#### RAW DATA
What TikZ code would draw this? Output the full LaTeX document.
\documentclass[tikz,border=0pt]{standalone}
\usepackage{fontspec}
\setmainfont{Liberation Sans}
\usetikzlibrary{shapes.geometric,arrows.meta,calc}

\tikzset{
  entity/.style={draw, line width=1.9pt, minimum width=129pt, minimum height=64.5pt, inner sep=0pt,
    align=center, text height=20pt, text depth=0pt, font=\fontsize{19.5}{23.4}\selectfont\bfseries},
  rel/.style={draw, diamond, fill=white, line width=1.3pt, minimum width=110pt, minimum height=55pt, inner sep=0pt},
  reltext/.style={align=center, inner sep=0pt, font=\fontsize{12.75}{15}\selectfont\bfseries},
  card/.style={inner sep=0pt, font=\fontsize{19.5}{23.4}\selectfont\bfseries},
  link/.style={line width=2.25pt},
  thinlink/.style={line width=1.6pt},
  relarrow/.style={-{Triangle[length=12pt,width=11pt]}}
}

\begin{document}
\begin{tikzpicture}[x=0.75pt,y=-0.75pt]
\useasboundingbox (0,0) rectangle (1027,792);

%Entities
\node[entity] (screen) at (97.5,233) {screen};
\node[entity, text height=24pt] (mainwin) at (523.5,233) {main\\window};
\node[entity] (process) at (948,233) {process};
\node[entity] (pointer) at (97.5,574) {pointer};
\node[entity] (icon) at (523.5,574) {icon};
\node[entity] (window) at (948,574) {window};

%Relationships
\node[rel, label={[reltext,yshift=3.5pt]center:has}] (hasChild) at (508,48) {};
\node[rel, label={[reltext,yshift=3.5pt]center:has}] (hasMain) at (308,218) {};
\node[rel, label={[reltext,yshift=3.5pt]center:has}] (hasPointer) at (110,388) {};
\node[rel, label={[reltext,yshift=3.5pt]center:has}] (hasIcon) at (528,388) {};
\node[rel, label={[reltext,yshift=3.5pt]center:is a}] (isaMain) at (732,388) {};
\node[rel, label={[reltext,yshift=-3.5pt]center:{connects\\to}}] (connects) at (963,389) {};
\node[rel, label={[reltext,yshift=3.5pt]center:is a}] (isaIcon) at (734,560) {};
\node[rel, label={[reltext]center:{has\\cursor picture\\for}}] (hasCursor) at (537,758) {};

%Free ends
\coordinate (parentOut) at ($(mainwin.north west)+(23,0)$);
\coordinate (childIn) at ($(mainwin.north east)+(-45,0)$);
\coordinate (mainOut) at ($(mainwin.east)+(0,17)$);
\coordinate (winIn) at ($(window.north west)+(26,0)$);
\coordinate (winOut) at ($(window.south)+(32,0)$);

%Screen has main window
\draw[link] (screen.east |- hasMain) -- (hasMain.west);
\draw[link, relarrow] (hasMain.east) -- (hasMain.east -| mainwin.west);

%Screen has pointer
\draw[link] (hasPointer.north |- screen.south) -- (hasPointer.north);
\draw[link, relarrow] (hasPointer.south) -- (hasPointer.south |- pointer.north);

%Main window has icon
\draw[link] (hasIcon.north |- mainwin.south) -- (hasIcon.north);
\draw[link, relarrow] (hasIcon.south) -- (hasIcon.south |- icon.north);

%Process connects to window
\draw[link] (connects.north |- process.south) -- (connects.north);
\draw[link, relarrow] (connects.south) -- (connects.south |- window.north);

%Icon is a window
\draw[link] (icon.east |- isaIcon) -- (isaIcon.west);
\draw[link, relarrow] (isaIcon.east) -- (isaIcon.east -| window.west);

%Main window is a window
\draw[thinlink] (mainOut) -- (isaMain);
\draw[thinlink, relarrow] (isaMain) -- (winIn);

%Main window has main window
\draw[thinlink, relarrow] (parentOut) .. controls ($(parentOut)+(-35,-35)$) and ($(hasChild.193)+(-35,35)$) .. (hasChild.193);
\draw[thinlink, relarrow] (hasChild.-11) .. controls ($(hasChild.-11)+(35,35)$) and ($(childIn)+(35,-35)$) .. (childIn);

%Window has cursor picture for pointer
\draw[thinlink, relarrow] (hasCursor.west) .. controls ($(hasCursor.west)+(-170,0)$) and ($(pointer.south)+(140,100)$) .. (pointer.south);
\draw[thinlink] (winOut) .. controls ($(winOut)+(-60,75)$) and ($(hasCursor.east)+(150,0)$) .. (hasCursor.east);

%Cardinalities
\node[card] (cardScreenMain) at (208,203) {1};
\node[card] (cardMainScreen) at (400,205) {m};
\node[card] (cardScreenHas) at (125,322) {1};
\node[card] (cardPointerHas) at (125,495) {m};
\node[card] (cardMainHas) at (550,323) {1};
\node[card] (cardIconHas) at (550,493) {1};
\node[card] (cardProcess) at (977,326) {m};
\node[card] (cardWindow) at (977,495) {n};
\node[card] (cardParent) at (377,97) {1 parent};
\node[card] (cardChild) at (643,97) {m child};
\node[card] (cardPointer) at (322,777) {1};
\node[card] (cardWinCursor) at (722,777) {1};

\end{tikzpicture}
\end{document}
########
> _INSTRUCTIONS TO FOLLOW_
Output all of the material, please, exactly as it stands.

> _TASK RESULT_
What TikZ code would draw this? Output the full LaTeX document.
\documentclass[tikz,border=0pt]{standalone}
\usepackage{fontspec}
\setmainfont{Liberation Sans}
\usetikzlibrary{shapes.geometric,arrows.meta,calc}

\tikzset{
  entity/.style={draw, line width=1.9pt, minimum width=129pt, minimum height=64.5pt, inner sep=0pt,
    align=center, text height=20pt, text depth=0pt, font=\fontsize{19.5}{23.4}\selectfont\bfseries},
  rel/.style={draw, diamond, fill=white, line width=1.3pt, minimum width=110pt, minimum height=55pt, inner sep=0pt},
  reltext/.style={align=center, inner sep=0pt, font=\fontsize{12.75}{15}\selectfont\bfseries},
  card/.style={inner sep=0pt, font=\fontsize{19.5}{23.4}\selectfont\bfseries},
  link/.style={line width=2.25pt},
  thinlink/.style={line width=1.6pt},
  relarrow/.style={-{Triangle[length=12pt,width=11pt]}}
}

\begin{document}
\begin{tikzpicture}[x=0.75pt,y=-0.75pt]
\useasboundingbox (0,0) rectangle (1027,792);

%Entities
\node[entity] (screen) at (97.5,233) {screen};
\node[entity, text height=24pt] (mainwin) at (523.5,233) {main\\window};
\node[entity] (process) at (948,233) {process};
\node[entity] (pointer) at (97.5,574) {pointer};
\node[entity] (icon) at (523.5,574) {icon};
\node[entity] (window) at (948,574) {window};

%Relationships
\node[rel, label={[reltext,yshift=3.5pt]center:has}] (hasChild) at (508,48) {};
\node[rel, label={[reltext,yshift=3.5pt]center:has}] (hasMain) at (308,218) {};
\node[rel, label={[reltext,yshift=3.5pt]center:has}] (hasPointer) at (110,388) {};
\node[rel, label={[reltext,yshift=3.5pt]center:has}] (hasIcon) at (528,388) {};
\node[rel, label={[reltext,yshift=3.5pt]center:is a}] (isaMain) at (732,388) {};
\node[rel, label={[reltext,yshift=-3.5pt]center:{connects\\to}}] (connects) at (963,389) {};
\node[rel, label={[reltext,yshift=3.5pt]center:is a}] (isaIcon) at (734,560) {};
\node[rel, label={[reltext]center:{has\\cursor picture\\for}}] (hasCursor) at (537,758) {};

%Free ends
\coordinate (parentOut) at ($(mainwin.north west)+(23,0)$);
\coordinate (childIn) at ($(mainwin.north east)+(-45,0)$);
\coordinate (mainOut) at ($(mainwin.east)+(0,17)$);
\coordinate (winIn) at ($(window.north west)+(26,0)$);
\coordinate (winOut) at ($(window.south)+(32,0)$);

%Screen has main window
\draw[link] (screen.east |- hasMain) -- (hasMain.west);
\draw[link, relarrow] (hasMain.east) -- (hasMain.east -| mainwin.west);

%Screen has pointer
\draw[link] (hasPointer.north |- screen.south) -- (hasPointer.north);
\draw[link, relarrow] (hasPointer.south) -- (hasPointer.south |- pointer.north);

%Main window has icon
\draw[link] (hasIcon.north |- mainwin.south) -- (hasIcon.north);
\draw[link, relarrow] (hasIcon.south) -- (hasIcon.south |- icon.north);

%Process connects to window
\draw[link] (connects.north |- process.south) -- (connects.north);
\draw[link, relarrow] (connects.south) -- (connects.south |- window.north);

%Icon is a window
\draw[link] (icon.east |- isaIcon) -- (isaIcon.west);
\draw[link, relarrow] (isaIcon.east) -- (isaIcon.east -| window.west);

%Main window is a window
\draw[thinlink] (mainOut) -- (isaMain);
\draw[thinlink, relarrow] (isaMain) -- (winIn);

%Main window has main window
\draw[thinlink, relarrow] (parentOut) .. controls ($(parentOut)+(-35,-35)$) and ($(hasChild.193)+(-35,35)$) .. (hasChild.193);
\draw[thinlink, relarrow] (hasChild.-11) .. controls ($(hasChild.-11)+(35,35)$) and ($(childIn)+(35,-35)$) .. (childIn);

%Window has cursor picture for pointer
\draw[thinlink, relarrow] (hasCursor.west) .. controls ($(hasCursor.west)+(-170,0)$) and ($(pointer.south)+(140,100)$) .. (pointer.south);
\draw[thinlink] (winOut) .. controls ($(winOut)+(-60,75)$) and ($(hasCursor.east)+(150,0)$) .. (hasCursor.east);

%Cardinalities
\node[card] (cardScreenMain) at (208,203) {1};
\node[card] (cardMainScreen) at (400,205) {m};
\node[card] (cardScreenHas) at (125,322) {1};
\node[card] (cardPointerHas) at (125,495) {m};
\node[card] (cardMainHas) at (550,323) {1};
\node[card] (cardIconHas) at (550,493) {1};
\node[card] (cardProcess) at (977,326) {m};
\node[card] (cardWindow) at (977,495) {n};
\node[card] (cardParent) at (377,97) {1 parent};
\node[card] (cardChild) at (643,97) {m child};
\node[card] (cardPointer) at (322,777) {1};
\node[card] (cardWinCursor) at (722,777) {1};

\end{tikzpicture}
\end{document}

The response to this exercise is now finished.